• **DATASET ROWS**:
------------------------------------
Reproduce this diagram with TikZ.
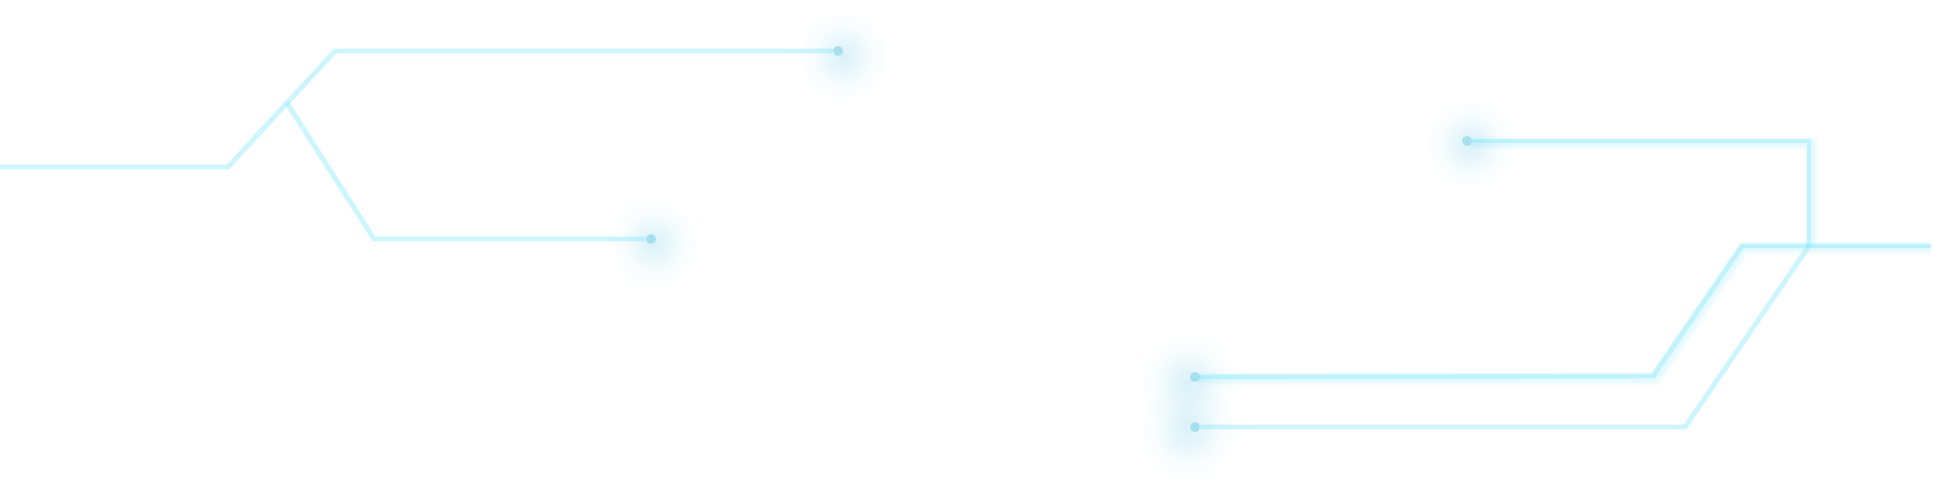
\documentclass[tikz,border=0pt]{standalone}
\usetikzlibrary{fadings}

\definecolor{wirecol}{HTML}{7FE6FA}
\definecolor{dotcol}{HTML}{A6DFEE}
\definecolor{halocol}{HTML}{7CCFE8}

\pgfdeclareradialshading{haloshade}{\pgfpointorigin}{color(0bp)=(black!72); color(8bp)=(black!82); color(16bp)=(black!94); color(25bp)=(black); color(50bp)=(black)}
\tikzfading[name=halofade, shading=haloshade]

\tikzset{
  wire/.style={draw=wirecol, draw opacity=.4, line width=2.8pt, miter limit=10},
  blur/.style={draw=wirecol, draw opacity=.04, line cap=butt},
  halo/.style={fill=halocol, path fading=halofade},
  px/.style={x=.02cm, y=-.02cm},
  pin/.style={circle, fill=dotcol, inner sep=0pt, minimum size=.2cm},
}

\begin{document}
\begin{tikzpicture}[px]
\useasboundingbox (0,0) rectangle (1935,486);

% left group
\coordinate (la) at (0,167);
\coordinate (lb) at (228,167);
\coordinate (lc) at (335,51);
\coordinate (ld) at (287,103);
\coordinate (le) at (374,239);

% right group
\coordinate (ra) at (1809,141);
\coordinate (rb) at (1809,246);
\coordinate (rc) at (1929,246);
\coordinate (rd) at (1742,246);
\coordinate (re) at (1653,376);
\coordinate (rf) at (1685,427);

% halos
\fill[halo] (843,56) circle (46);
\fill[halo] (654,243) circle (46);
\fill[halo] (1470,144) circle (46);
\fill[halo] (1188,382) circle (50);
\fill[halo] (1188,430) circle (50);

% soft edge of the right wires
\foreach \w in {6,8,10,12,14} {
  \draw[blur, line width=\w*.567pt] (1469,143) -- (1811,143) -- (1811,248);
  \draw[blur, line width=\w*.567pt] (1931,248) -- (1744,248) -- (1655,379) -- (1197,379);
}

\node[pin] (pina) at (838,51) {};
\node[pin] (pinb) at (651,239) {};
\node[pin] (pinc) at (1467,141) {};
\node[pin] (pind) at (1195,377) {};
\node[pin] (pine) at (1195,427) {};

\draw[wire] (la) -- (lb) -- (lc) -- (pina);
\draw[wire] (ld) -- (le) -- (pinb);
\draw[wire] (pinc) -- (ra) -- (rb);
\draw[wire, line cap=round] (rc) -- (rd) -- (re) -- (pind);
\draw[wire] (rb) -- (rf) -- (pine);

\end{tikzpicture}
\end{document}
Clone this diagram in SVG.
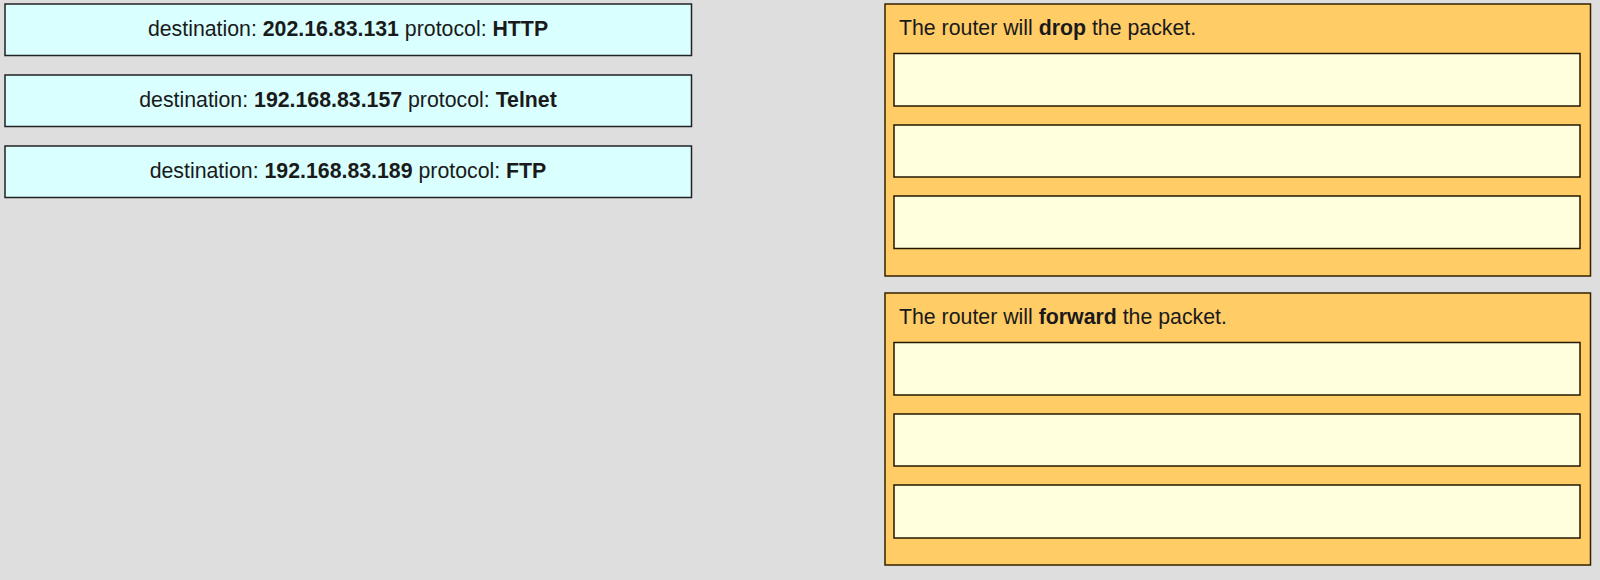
------------------------------------
• **WRITTEN INSTRUCTION**:
Return each line exactly as written. Any picture gets left out.

• **FINISHED TASK**:
Reproduce this diagram with TikZ.
\documentclass[tikz,border=0pt]{standalone}
\usetikzlibrary{fadings}

\definecolor{wirecol}{HTML}{7FE6FA}
\definecolor{dotcol}{HTML}{A6DFEE}
\definecolor{halocol}{HTML}{7CCFE8}

\pgfdeclareradialshading{haloshade}{\pgfpointorigin}{color(0bp)=(black!72); color(8bp)=(black!82); color(16bp)=(black!94); color(25bp)=(black); color(50bp)=(black)}
\tikzfading[name=halofade, shading=haloshade]

\tikzset{
  wire/.style={draw=wirecol, draw opacity=.4, line width=2.8pt, miter limit=10},
  blur/.style={draw=wirecol, draw opacity=.04, line cap=butt},
  halo/.style={fill=halocol, path fading=halofade},
  px/.style={x=.02cm, y=-.02cm},
  pin/.style={circle, fill=dotcol, inner sep=0pt, minimum size=.2cm},
}

\begin{document}
\begin{tikzpicture}[px]
\useasboundingbox (0,0) rectangle (1935,486);

% left group
\coordinate (la) at (0,167);
\coordinate (lb) at (228,167);
\coordinate (lc) at (335,51);
\coordinate (ld) at (287,103);
\coordinate (le) at (374,239);

% right group
\coordinate (ra) at (1809,141);
\coordinate (rb) at (1809,246);
\coordinate (rc) at (1929,246);
\coordinate (rd) at (1742,246);
\coordinate (re) at (1653,376);
\coordinate (rf) at (1685,427);

% halos
\fill[halo] (843,56) circle (46);
\fill[halo] (654,243) circle (46);
\fill[halo] (1470,144) circle (46);
\fill[halo] (1188,382) circle (50);
\fill[halo] (1188,430) circle (50);

% soft edge of the right wires
\foreach \w in {6,8,10,12,14} {
  \draw[blur, line width=\w*.567pt] (1469,143) -- (1811,143) -- (1811,248);
  \draw[blur, line width=\w*.567pt] (1931,248) -- (1744,248) -- (1655,379) -- (1197,379);
}

\node[pin] (pina) at (838,51) {};
\node[pin] (pinb) at (651,239) {};
\node[pin] (pinc) at (1467,141) {};
\node[pin] (pind) at (1195,377) {};
\node[pin] (pine) at (1195,427) {};

\draw[wire] (la) -- (lb) -- (lc) -- (pina);
\draw[wire] (ld) -- (le) -- (pinb);
\draw[wire] (pinc) -- (ra) -- (rb);
\draw[wire, line cap=round] (rc) -- (rd) -- (re) -- (pind);
\draw[wire] (rb) -- (rf) -- (pine);

\end{tikzpicture}
\end{document}
Clone this diagram in SVG.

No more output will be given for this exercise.